I'm very confused how you can hate trial and error games whilst saying you love the souls franchise. I have platinumed all souls games and Elden Ring was my very first and also by far the easiest for me. Yes the bosses can do a lot of bs, but so can you... Spirit summons, player summons, ashes of war... list goes on. It has more advanced boss mechanics and ai, but way more crutches given to the player to counter it.
It's also the most accessible to new players by far in my opinion (as I was new with Elden Ring). I proper tutorial, teleporting to any point, better graphics and smoother combat/gameplay, more mobility, spirit ashes, ect. I played blind and always had something to do and never got lost. The game tells you immediately the beams of light from graces lead you to main objectives. Most of the dungeons are pretty much linear leading to a boss within each major zone so it was very easy for me even with it being a huge open world game. When I played through dark souls 1 for the first time I think I had to look up online what to do at least a dozen times.
What i mean is that I'm most Souls games you don't need to literally memorize most boss moves. They're highly intuitive and can be beaten often on reflex
@@PlinyTheWelder I agree for sure. They have moved more in the direction of pattern memorization ever since bloodborne I would say, but the level design has always remained trial and error.
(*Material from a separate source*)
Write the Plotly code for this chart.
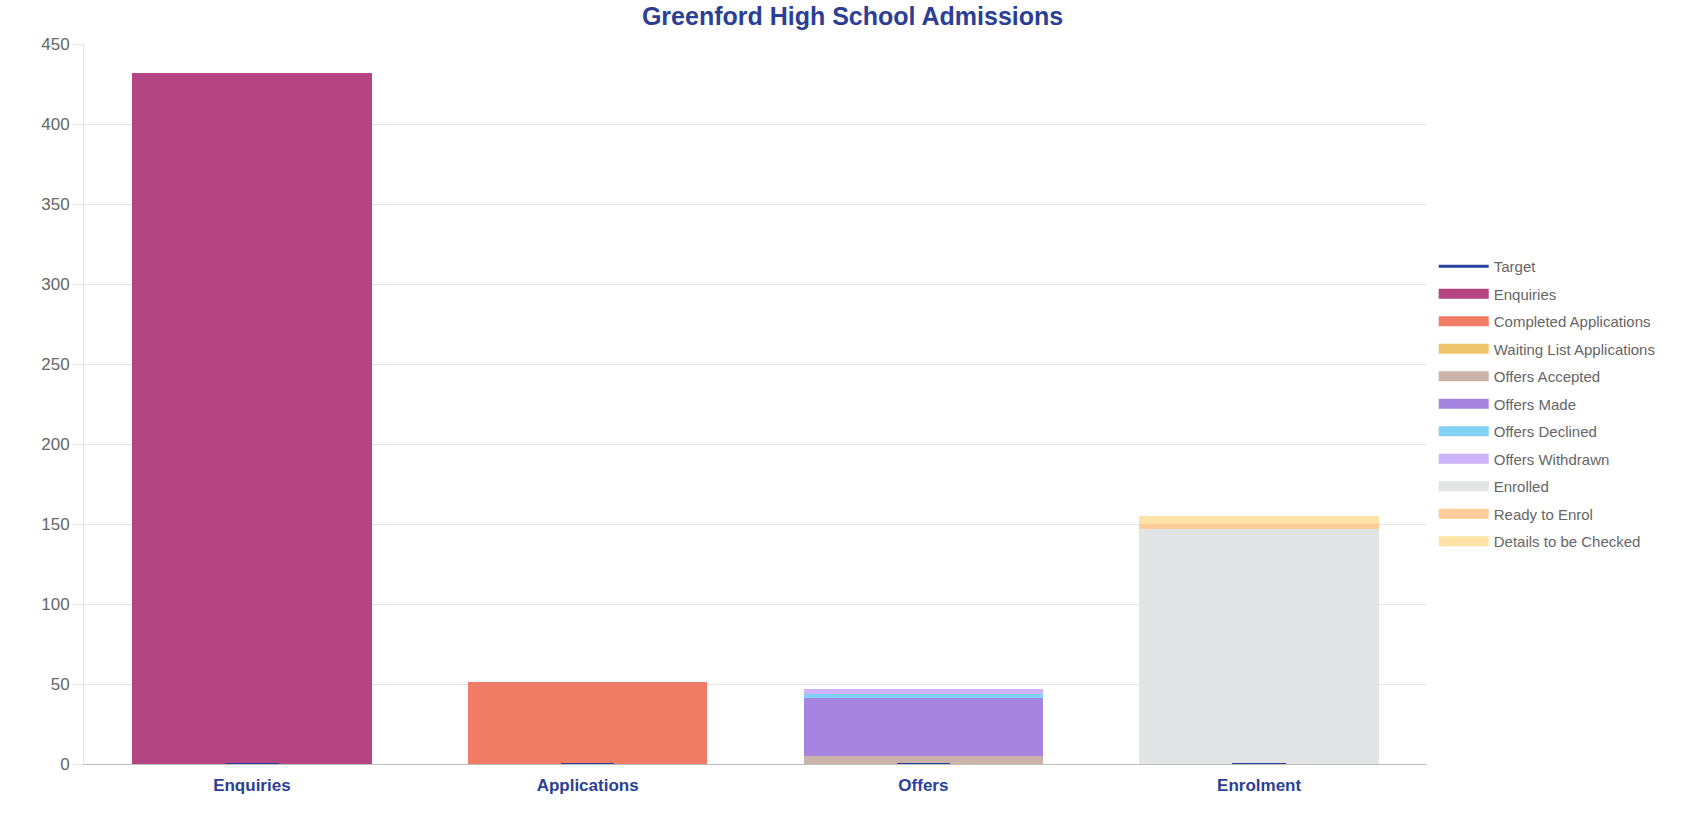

Probably even more so in the earlier games.
If you don’t like trial and error.. why are you even playing a fromsoftware game
Half of your knowledge comes from dying.
Sometimes I’ll die and notice a path of something else I didn’t notice the first other times.
Hell just think outside the box half the time and you’ll get what you need
There is a hint where the game just work, when there is a part some people like but the others dont, or vice versa, while there is some part their agreeing on.
Just being an open world itself makes elden ring had to trade off a lot of their winning formula.